» Task goal
Which lines fall between the line holding "Convert this chart to Apache ECharts code." and the line holding "const SECT = 18;", inclusive? Retype them exactly, without the pictures, and add nothing else.

___ Given data ___

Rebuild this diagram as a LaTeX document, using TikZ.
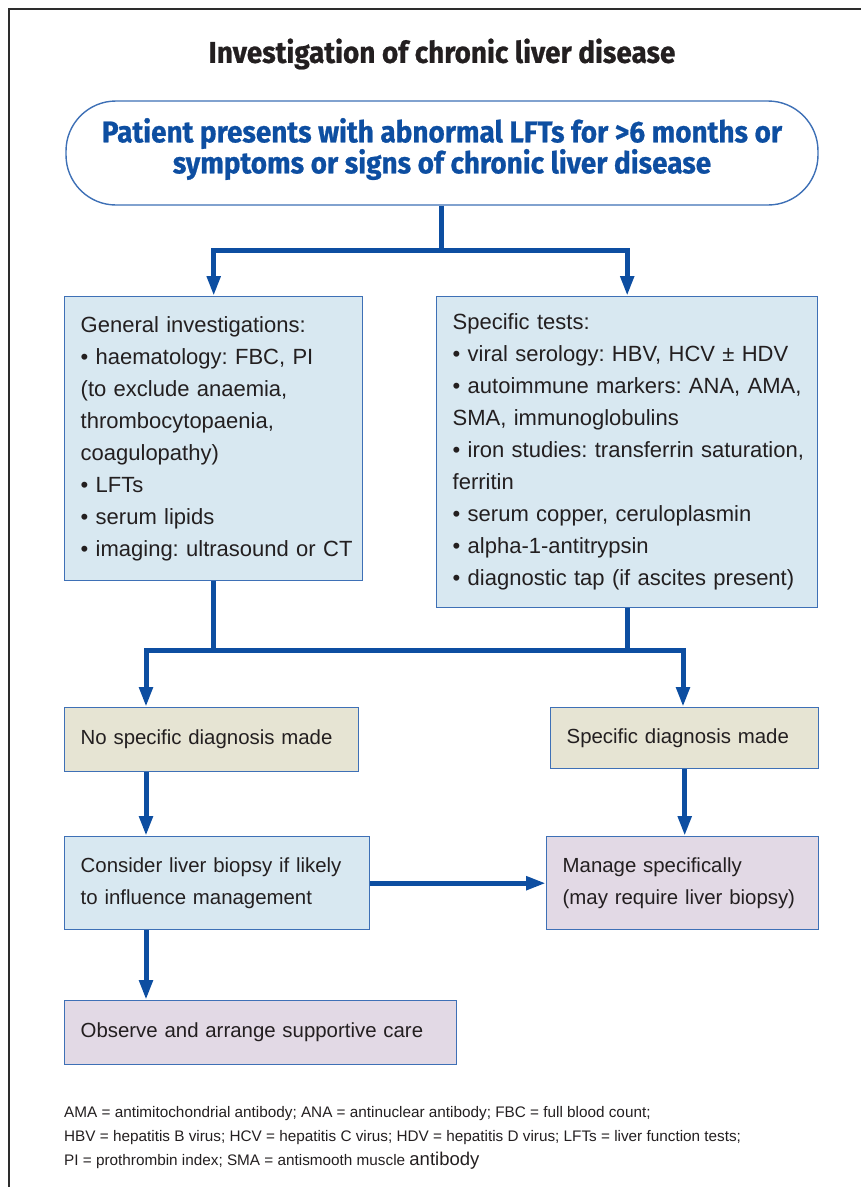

___
___ Given data ___

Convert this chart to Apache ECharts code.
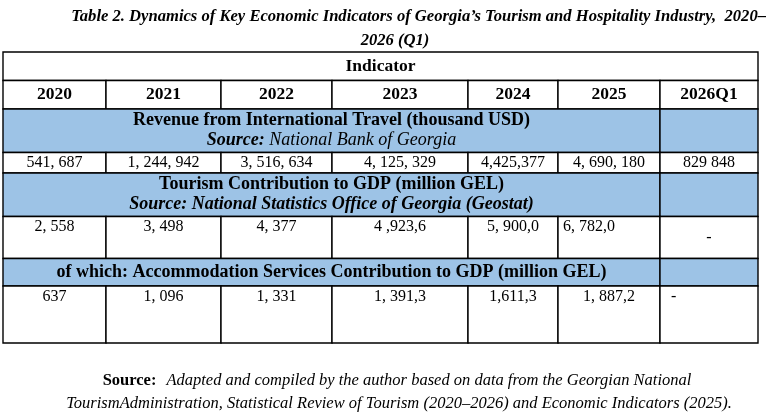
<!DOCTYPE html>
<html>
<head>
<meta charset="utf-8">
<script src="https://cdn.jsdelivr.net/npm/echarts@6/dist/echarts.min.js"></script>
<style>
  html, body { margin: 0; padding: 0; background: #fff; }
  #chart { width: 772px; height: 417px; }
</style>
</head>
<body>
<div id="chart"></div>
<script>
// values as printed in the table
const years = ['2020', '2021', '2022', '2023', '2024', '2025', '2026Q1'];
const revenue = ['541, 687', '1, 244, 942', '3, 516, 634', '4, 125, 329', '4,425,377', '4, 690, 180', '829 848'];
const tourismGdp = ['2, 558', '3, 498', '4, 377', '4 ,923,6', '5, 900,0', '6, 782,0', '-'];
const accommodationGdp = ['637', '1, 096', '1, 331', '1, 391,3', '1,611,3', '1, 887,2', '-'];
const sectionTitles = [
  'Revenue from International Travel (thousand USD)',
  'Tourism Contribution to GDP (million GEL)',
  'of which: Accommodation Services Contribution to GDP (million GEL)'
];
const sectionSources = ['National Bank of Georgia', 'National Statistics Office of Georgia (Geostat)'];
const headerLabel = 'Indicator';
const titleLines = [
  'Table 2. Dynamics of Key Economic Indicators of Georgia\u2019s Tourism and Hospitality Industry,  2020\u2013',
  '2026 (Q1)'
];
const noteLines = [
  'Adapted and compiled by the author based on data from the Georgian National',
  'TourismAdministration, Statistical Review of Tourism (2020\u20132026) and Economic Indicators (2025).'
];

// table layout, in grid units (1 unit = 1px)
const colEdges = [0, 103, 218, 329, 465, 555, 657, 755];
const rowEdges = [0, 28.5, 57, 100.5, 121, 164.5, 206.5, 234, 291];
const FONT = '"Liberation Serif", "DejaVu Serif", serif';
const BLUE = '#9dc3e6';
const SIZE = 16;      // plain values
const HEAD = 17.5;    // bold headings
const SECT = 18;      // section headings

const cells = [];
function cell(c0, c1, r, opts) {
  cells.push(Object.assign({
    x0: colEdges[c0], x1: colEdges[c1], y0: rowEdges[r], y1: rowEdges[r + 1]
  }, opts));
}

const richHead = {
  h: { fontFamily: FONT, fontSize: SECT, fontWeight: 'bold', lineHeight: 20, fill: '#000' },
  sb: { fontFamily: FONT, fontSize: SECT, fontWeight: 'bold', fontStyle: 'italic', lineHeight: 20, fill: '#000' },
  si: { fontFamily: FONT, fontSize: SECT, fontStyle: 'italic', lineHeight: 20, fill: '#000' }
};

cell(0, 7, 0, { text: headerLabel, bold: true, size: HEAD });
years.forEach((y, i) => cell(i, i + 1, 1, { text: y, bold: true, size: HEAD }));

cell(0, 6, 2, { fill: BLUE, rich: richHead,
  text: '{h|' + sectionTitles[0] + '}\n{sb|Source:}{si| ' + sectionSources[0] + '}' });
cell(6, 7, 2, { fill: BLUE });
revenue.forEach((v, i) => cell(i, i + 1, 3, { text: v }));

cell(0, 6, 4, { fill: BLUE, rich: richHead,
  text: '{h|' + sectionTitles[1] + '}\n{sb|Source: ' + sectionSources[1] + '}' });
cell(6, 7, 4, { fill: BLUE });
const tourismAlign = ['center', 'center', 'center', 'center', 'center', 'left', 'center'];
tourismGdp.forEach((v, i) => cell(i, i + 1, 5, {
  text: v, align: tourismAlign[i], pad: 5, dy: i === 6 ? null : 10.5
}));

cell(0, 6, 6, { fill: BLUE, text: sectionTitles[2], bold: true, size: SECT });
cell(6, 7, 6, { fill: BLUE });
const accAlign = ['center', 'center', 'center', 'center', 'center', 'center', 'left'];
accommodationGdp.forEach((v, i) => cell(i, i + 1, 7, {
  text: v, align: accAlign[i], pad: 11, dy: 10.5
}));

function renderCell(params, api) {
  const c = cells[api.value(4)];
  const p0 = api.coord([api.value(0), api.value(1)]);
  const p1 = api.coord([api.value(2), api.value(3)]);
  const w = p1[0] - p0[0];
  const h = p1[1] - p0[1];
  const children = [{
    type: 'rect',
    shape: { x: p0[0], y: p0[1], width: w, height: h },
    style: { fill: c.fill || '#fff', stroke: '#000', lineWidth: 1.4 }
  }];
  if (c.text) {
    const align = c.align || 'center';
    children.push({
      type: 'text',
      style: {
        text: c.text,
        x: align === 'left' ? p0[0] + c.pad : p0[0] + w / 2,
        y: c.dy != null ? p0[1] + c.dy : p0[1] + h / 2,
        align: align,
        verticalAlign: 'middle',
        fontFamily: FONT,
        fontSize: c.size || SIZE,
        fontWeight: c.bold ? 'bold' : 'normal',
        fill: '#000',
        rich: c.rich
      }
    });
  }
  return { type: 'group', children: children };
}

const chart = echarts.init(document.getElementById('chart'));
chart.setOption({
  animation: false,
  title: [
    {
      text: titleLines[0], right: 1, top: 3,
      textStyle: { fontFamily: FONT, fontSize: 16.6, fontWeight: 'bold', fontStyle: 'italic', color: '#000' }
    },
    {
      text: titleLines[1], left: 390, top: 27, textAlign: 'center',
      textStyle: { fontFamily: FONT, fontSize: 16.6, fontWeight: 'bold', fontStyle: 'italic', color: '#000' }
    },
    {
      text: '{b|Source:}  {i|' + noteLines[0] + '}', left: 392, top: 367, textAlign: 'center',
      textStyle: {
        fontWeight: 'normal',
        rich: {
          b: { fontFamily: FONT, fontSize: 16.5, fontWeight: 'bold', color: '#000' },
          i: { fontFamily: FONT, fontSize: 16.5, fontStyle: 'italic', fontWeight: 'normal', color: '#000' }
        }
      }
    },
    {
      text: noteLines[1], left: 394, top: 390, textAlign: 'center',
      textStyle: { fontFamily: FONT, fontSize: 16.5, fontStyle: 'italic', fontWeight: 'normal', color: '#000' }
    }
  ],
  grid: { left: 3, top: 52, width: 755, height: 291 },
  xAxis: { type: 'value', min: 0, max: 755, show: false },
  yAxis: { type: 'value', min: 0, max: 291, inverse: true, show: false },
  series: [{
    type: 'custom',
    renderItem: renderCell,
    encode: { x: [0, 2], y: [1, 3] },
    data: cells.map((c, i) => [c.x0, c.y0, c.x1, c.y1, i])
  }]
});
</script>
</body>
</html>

___

» Task solution
Convert this chart to Apache ECharts code.
<!DOCTYPE html>
<html>
<head>
<meta charset="utf-8">
<script src="https://cdn.jsdelivr.net/npm/echarts@6/dist/echarts.min.js"></script>
<style>
  html, body { margin: 0; padding: 0; background: #fff; }
  #chart { width: 772px; height: 417px; }
</style>
</head>
<body>
<div id="chart"></div>
<script>
// values as printed in the table
const years = ['2020', '2021', '2022', '2023', '2024', '2025', '2026Q1'];
const revenue = ['541, 687', '1, 244, 942', '3, 516, 634', '4, 125, 329', '4,425,377', '4, 690, 180', '829 848'];
const tourismGdp = ['2, 558', '3, 498', '4, 377', '4 ,923,6', '5, 900,0', '6, 782,0', '-'];
const accommodationGdp = ['637', '1, 096', '1, 331', '1, 391,3', '1,611,3', '1, 887,2', '-'];
const sectionTitles = [
  'Revenue from International Travel (thousand USD)',
  'Tourism Contribution to GDP (million GEL)',
  'of which: Accommodation Services Contribution to GDP (million GEL)'
];
const sectionSources = ['National Bank of Georgia', 'National Statistics Office of Georgia (Geostat)'];
const headerLabel = 'Indicator';
const titleLines = [
  'Table 2. Dynamics of Key Economic Indicators of Georgia\u2019s Tourism and Hospitality Industry,  2020\u2013',
  '2026 (Q1)'
];
const noteLines = [
  'Adapted and compiled by the author based on data from the Georgian National',
  'TourismAdministration, Statistical Review of Tourism (2020\u20132026) and Economic Indicators (2025).'
];

// table layout, in grid units (1 unit = 1px)
const colEdges = [0, 103, 218, 329, 465, 555, 657, 755];
const rowEdges = [0, 28.5, 57, 100.5, 121, 164.5, 206.5, 234, 291];
const FONT = '"Liberation Serif", "DejaVu Serif", serif';
const BLUE = '#9dc3e6';
const SIZE = 16;      // plain values
const HEAD = 17.5;    // bold headings
const SECT = 18;      // section headings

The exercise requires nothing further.